### Goal
Extract word for word the lines of the listing from its start to the line holding "histórica desestacionalizada (2017=100)</div>", both ends kept; pictures are not part of the copy.
********
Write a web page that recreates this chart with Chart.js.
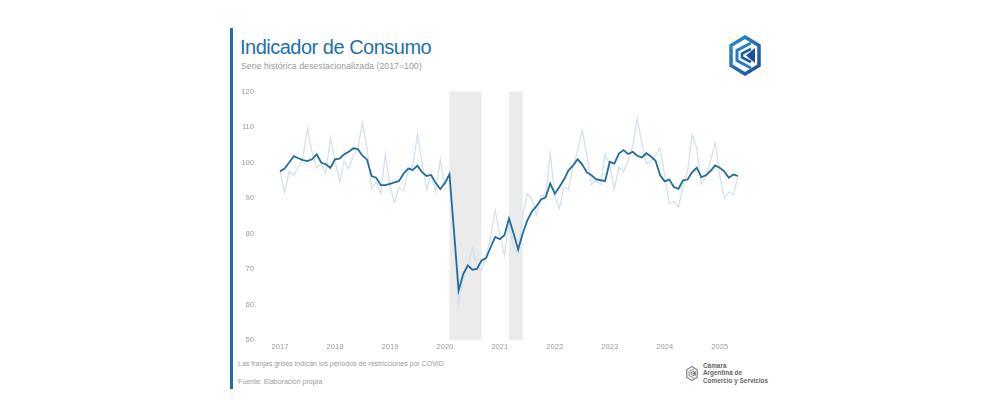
<!DOCTYPE html>
<html lang="es">
<head>
<meta charset="utf-8">
<title>Indicador de Consumo</title>
<script src="https://cdn.jsdelivr.net/npm/chart.js@4.4.1/dist/chart.umd.min.js"></script>
<style>
  html, body { margin: 0; padding: 0; background: #fff; }
  body { width: 1000px; height: 415px; position: relative; overflow: hidden; font-family: "Liberation Sans", Arial, sans-serif; }
  .side-bar { position: absolute; left: 230px; top: 28px; width: 3px; height: 361px; background: #1f6fae; }
  .title { position: absolute; left: 240px; top: 35px; font-size: 20px; letter-spacing: -0.5px; color: #1f6fae; line-height: 24px; white-space: nowrap; }
  .subtitle { position: absolute; left: 241px; top: 61px; font-size: 8.8px; color: #9a9a9a; line-height: 11px; white-space: nowrap; }
  #consumo-chart { position: absolute; left: 235px; top: 85px; }
  .note { position: absolute; left: 238px; font-size: 7px; color: #9a9a9a; line-height: 9px; white-space: nowrap; }
  .logo-top { position: absolute; left: 729px; top: 35px; }
  .logo-bottom { position: absolute; left: 686px; top: 364px; }
  .logo-text { position: absolute; left: 703px; top: 362px; font-size: 6.4px; font-weight: bold; color: #666; line-height: 7.3px; white-space: nowrap; }
</style>
</head>
<body>
<div class="side-bar"></div>
<div class="title">Indicador de Consumo</div>
<div class="subtitle">Serie histórica desestacionalizada (2017=100)</div>

<svg class="logo-top" width="32" height="41" viewBox="0 0 32 41">
  <defs>
    <linearGradient id="lg1" x1="0" y1="0" x2="1" y2="1">
      <stop offset="0" stop-color="#2f8bd0"/>
      <stop offset="1" stop-color="#1a4f96"/>
    </linearGradient>
  </defs>
  <polygon points="16,2 30,10.5 30,30.5 16,39 2,30.5 2,10.5" fill="none" stroke="url(#lg1)" stroke-width="3.5"/>
  <polyline points="22,8 8,15.5 8,25.5 22,33" fill="none" stroke="#2a7cc2" stroke-width="3"/>
  <polyline points="22,14 13,18.5 13,22.5 22,27" fill="none" stroke="#1c5ea6" stroke-width="2.6"/>
  <polygon points="26,13 26,28 17,20.5" fill="#1a4f96"/>
</svg>

<canvas id="consumo-chart" width="520" height="269" style="width:520px;height:269px;"></canvas>

<div class="note" style="top:359px;">Las franjas grises indican los periodos de restricciones por COVID</div>
<div class="note" style="top:377px;">Fuente: Elaboración propia</div>

<svg class="logo-bottom" width="12" height="19" viewBox="0 0 32 41">
  <polygon points="16,2 30,10.5 30,30.5 16,39 2,30.5 2,10.5" fill="none" stroke="#8a8a8a" stroke-width="3.5"/>
  <polyline points="22,8 8,15.5 8,25.5 22,33" fill="none" stroke="#9a9a9a" stroke-width="3"/>
  <polyline points="22,14 13,18.5 13,22.5 22,27" fill="none" stroke="#7a7a7a" stroke-width="2.6"/>
  <polygon points="26,13 26,28 17,20.5" fill="#777"/>
</svg>
<div class="logo-text">Cámara<br>Argentina de<br>Comercio y Servicios</div>

<script>
// Serie mensual: enero 2017 a mayo 2025
const yearLabels = ['2017', '2018', '2019', '2020', '2021', '2022', '2023', '2024', '2025'];
const monthsPerYear = 12;

// Serie desestacionalizada (linea oscura)
const serieDesest = [
    97.5, 98.3, 100.0, 101.8, 101.2, 100.7, 100.4, 100.9, 102.3, 100.0, 99.5, 98.5,
    100.9, 101.1, 102.3, 103.0, 104.0, 103.8, 101.9, 100.8, 96.2, 95.7, 93.6, 93.6,
    94.0, 94.4, 94.8, 96.9, 98.3, 97.9, 99.1, 97.3, 96.2, 96.5, 94.2, 92.5,
    94.2, 96.7, 80.5, 63.9, 68.6, 71.0, 69.8, 70.0, 72.4, 73.1, 76.2, 79.0,
    78.4, 79.5, 84.2, 80.0, 75.5, 80.0, 83.7, 86.2, 87.7, 89.6, 90.2, 94.1,
    91.2, 93.1, 95.2, 97.8, 99.2, 100.9, 99.4, 97.2, 96.4, 95.3, 95.0, 94.8,
    100.2, 99.7, 102.5, 103.5, 102.4, 103.0, 101.9, 101.4, 102.6, 101.7, 100.5, 96.4,
    94.7, 95.2, 93.1, 92.6, 95.0, 95.2, 97.3, 98.5, 95.9, 96.4, 97.6, 99.2,
    98.5, 97.5, 95.7, 96.6, 96.2
];

// Serie original (linea clara)
const serieOriginal = [
    97.5, 91.5, 97.5, 96.4, 98.8, 101.5, 109.6, 103.0, 98.5, 99.6, 96.9, 107.0,
    100.9, 94.5, 100.3, 98.3, 101.9, 104.0, 111.3, 104.0, 92.5, 94.5, 91.3, 102.3,
    93.6, 88.7, 93.0, 92.0, 97.5, 99.0, 107.9, 100.0, 92.5, 96.5, 91.7, 100.9,
    93.6, 96.5, 79.5, 60.2, 67.2, 70.6, 75.9, 71.0, 69.7, 73.8, 79.0, 86.5,
    79.5, 73.8, 83.2, 76.2, 74.4, 85.0, 91.2, 89.7, 85.2, 90.8, 90.5, 102.5,
    90.6, 87.0, 93.0, 92.5, 99.0, 103.5, 109.1, 102.0, 93.8, 95.0, 93.8, 102.5,
    99.2, 92.5, 98.7, 97.3, 100.5, 104.4, 112.4, 105.4, 99.7, 100.5, 102.0, 104.0,
    96.4, 88.4, 89.0, 87.4, 93.4, 97.5, 107.9, 104.0, 93.8, 96.0, 100.5, 105.6,
    96.4, 90.0, 91.7, 91.0, 96.0
];

// Franjas COVID (indice de mes inicio, indice de mes fin)
const covidStart = [37, 50];
const covidEnd = [44, 53];

const monthIndex = serieDesest.map((_, i) => i);

// Franjas grises detras de las lineas
const covidBands = {
    id: 'covidBands',
    beforeDatasetsDraw(chart) {
        const { ctx, chartArea, scales } = chart;
        ctx.save();
        ctx.fillStyle = '#ebebeb';
        covidStart.forEach((s, i) => {
            const x0 = scales.x.getPixelForValue(s);
            const x1 = scales.x.getPixelForValue(covidEnd[i]);
            ctx.fillRect(x0, chartArea.top, x1 - x0, chartArea.bottom - chartArea.top);
        });
        ctx.restore();
    }
};

const tickFont = { family: '"Liberation Sans", Arial, sans-serif', size: 7.6 };

new Chart(document.getElementById('consumo-chart'), {
    type: 'line',
    data: {
        labels: monthIndex,
        datasets: [
            {
                label: 'Desestacionalizada',
                data: serieDesest,
                borderColor: '#226d99',
                borderWidth: 1.8,
                pointRadius: 0,
                tension: 0
            },
            {
                label: 'Original',
                data: serieOriginal,
                borderColor: '#cfe0ec',
                borderWidth: 1.2,
                pointRadius: 0,
                tension: 0
            }
        ]
    },
    options: {
        responsive: false,
        animation: false,
        layout: { padding: { top: 6.5, right: 17, bottom: 0, left: 0 } },
        plugins: {
            legend: { display: false },
            tooltip: { enabled: false }
        },
        scales: {
            x: {
                type: 'category',
                offset: false,
                grid: { display: false, drawTicks: false },
                border: { display: false },
                ticks: {
                    autoSkip: false,
                    maxRotation: 0,
                    padding: 2,
                    color: '#9a9a9a',
                    font: tickFont,
                    callback: (val, idx) => idx % monthsPerYear === 0 ? yearLabels[idx / monthsPerYear] : null
                },
                afterFit: (scale) => { scale.height = 14; }
            },
            y: {
                min: 50,
                max: 120,
                grid: { display: false, drawTicks: false },
                border: { display: false },
                ticks: { stepSize: 10, padding: 26, color: '#9a9a9a', font: tickFont },
                // the big label gap should not push the plot down
                afterFit: (scale) => {
                    scale.width = 45;
                    scale.paddingTop = 4;
                    scale.paddingBottom = 4;
                }
            }
        }
    },
    plugins: [covidBands]
});
</script>
</body>
</html>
********
### Full response
Write a web page that recreates this chart with Chart.js.
<!DOCTYPE html>
<html lang="es">
<head>
<meta charset="utf-8">
<title>Indicador de Consumo</title>
<script src="https://cdn.jsdelivr.net/npm/chart.js@4.4.1/dist/chart.umd.min.js"></script>
<style>
  html, body { margin: 0; padding: 0; background: #fff; }
  body { width: 1000px; height: 415px; position: relative; overflow: hidden; font-family: "Liberation Sans", Arial, sans-serif; }
  .side-bar { position: absolute; left: 230px; top: 28px; width: 3px; height: 361px; background: #1f6fae; }
  .title { position: absolute; left: 240px; top: 35px; font-size: 20px; letter-spacing: -0.5px; color: #1f6fae; line-height: 24px; white-space: nowrap; }
  .subtitle { position: absolute; left: 241px; top: 61px; font-size: 8.8px; color: #9a9a9a; line-height: 11px; white-space: nowrap; }
  #consumo-chart { position: absolute; left: 235px; top: 85px; }
  .note { position: absolute; left: 238px; font-size: 7px; color: #9a9a9a; line-height: 9px; white-space: nowrap; }
  .logo-top { position: absolute; left: 729px; top: 35px; }
  .logo-bottom { position: absolute; left: 686px; top: 364px; }
  .logo-text { position: absolute; left: 703px; top: 362px; font-size: 6.4px; font-weight: bold; color: #666; line-height: 7.3px; white-space: nowrap; }
</style>
</head>
<body>
<div class="side-bar"></div>
<div class="title">Indicador de Consumo</div>
<div class="subtitle">Serie histórica desestacionalizada (2017=100)</div>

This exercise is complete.